Art criticism is a literary pursuit arising from visual culture. I am committed to the idea that a show can also be an essay - in real space, with reproductions morphed into the actual objects, with other "readers" flowing in and around you. There are, of course, no footnotes (a small price to pay), but those other readers, as you encounter them in the gallery or the museum or, even better, out on the street, contribute to the text in ways you - and they - wouldn't have expected. (207)




Kathy Acker, Bodies of Work (Serpent's Tail, 1997)

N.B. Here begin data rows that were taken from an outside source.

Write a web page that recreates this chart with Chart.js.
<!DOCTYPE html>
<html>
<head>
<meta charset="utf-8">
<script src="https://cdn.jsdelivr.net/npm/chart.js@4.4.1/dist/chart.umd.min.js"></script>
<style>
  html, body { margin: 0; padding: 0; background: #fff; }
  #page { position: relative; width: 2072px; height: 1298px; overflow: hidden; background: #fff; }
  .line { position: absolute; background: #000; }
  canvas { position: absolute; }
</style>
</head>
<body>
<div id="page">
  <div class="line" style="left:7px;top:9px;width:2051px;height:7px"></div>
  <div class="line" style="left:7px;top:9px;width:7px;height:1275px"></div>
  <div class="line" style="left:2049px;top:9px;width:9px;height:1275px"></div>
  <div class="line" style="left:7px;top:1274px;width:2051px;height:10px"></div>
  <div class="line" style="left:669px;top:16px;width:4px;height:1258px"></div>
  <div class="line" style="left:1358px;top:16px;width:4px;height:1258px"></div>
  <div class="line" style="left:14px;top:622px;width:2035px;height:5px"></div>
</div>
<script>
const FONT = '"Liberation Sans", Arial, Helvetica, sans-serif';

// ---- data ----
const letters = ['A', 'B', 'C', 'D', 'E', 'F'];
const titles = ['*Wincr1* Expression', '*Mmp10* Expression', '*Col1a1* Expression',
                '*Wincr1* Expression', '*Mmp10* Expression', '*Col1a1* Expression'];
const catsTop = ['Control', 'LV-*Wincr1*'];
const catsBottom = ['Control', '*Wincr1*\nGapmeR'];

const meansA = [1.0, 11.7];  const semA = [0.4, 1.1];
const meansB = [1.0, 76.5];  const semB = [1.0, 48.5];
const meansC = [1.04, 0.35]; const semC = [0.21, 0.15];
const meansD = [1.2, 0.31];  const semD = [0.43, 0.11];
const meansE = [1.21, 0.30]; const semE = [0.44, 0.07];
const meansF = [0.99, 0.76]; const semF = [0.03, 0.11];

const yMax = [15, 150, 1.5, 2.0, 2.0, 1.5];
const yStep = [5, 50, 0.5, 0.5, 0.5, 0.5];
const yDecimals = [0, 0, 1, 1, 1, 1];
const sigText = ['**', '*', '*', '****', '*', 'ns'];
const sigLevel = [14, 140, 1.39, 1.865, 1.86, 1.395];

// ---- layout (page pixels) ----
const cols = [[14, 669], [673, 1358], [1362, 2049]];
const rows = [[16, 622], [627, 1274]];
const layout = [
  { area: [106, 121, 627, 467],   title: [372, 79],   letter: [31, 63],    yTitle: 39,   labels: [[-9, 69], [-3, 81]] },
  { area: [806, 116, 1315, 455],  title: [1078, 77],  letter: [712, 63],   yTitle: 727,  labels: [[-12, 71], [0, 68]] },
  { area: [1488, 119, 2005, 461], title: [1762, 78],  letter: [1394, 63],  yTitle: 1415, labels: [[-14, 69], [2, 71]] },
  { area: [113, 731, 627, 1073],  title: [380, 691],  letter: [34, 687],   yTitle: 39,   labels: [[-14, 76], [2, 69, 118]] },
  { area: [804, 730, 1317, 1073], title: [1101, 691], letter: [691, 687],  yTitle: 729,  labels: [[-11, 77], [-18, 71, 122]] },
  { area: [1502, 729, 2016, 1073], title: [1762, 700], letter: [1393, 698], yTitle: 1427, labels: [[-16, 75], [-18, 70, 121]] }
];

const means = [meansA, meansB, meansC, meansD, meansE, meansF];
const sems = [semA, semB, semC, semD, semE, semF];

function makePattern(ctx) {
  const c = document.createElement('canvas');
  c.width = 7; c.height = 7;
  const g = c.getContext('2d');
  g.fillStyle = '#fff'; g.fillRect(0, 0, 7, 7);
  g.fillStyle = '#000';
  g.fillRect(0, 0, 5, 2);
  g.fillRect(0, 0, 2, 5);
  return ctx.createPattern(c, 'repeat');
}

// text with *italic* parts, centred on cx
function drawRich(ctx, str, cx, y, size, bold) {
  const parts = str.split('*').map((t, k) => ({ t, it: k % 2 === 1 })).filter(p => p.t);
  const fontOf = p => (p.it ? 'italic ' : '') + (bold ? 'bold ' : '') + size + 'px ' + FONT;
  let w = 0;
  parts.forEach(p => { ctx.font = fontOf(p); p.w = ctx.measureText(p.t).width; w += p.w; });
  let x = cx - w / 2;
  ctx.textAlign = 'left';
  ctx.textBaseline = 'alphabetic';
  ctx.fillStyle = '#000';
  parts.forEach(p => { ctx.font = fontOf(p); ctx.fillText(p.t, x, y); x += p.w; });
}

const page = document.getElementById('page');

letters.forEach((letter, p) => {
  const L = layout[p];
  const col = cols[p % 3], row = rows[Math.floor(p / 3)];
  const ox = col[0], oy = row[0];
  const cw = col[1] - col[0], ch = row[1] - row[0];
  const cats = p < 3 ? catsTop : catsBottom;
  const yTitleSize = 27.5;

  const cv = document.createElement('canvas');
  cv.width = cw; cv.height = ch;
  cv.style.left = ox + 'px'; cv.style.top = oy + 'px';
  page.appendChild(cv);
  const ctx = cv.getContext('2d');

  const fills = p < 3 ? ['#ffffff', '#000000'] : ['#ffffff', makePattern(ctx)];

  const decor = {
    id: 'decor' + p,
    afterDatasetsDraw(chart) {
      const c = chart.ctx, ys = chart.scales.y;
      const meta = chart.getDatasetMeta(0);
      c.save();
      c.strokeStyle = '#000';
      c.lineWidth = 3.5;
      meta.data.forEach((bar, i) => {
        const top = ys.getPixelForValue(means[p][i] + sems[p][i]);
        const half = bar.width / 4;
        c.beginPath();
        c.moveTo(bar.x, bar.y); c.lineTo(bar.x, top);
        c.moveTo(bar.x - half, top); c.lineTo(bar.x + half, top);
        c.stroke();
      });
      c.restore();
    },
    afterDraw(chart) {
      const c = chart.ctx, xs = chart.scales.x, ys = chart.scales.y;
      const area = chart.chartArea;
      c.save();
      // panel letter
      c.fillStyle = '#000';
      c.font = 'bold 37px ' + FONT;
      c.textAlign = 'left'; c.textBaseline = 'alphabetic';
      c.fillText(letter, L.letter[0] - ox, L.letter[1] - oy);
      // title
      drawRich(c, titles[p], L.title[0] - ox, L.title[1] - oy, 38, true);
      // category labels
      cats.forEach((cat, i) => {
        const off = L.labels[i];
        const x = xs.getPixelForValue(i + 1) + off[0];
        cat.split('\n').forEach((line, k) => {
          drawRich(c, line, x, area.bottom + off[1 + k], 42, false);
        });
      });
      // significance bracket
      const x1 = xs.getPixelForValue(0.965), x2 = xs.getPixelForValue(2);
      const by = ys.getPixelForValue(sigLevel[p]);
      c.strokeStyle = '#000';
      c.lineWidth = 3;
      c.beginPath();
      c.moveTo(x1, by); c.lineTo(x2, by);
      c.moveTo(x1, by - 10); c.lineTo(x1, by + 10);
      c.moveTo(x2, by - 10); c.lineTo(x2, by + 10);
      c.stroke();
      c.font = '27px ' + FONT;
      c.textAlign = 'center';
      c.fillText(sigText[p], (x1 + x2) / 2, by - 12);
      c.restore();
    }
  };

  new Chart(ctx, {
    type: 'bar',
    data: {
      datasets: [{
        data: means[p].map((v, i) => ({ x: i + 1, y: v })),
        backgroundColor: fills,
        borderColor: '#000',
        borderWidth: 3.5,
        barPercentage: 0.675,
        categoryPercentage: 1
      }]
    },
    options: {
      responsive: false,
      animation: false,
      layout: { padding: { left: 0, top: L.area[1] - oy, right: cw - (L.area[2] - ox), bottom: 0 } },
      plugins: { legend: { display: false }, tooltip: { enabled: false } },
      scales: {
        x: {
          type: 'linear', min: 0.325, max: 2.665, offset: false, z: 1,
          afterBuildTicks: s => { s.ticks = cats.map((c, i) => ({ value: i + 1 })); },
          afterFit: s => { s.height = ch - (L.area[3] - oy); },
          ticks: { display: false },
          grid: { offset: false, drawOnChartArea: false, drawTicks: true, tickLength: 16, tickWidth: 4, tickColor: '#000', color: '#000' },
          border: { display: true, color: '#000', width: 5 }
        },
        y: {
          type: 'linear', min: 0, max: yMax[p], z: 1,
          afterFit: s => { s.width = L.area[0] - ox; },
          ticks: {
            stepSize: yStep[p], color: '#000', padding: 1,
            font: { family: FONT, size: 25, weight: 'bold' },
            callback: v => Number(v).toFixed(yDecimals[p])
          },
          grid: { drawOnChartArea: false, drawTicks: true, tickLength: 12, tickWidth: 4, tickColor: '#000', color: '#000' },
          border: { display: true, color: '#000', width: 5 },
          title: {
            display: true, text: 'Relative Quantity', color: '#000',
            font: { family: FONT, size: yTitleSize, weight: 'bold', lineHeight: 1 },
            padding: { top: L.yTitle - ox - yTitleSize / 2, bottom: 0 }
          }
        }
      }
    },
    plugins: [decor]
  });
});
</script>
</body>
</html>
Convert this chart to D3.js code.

I was unsure about including Acker's book here. Each of the other titles has a particular concern or focus, a particular sense of form and language, and acts it out. They also embody a hard wrought sense of why someone should write criticism at all. Acker's book, in contrast, remains consumed with doubt. But like much of Acker's work it engages as a site of possibility and potential, and even when incomplete and unsatisfying, it has a dynamic energy. Essays such as "Realism for the Cause of Future Revolution" remain a key source for recent experiments in criticism such as the use of fiction and fiction-derived writing techniques.

In this context, Acker is valuable for a model of someone moving further than the other books here from a, say, Artforum-model of good writing (Nickas and Gilbert), or even from the highly conscious and theorised autobiography of Kraus (and the particular theoretical allegiances of Semiotext(e)). There's a rawer sense both of Acker's own obsessions and of her need to earn money by writing articles, but this isn't to deny a sharp and penetrating insight, both on a diverse range of topics - William Burroughs, Richard Prince, body building, the city, and Colette, amongst others - and on her own motivations for her critical activity:


Why write in such a time as this? I'm writing down the question.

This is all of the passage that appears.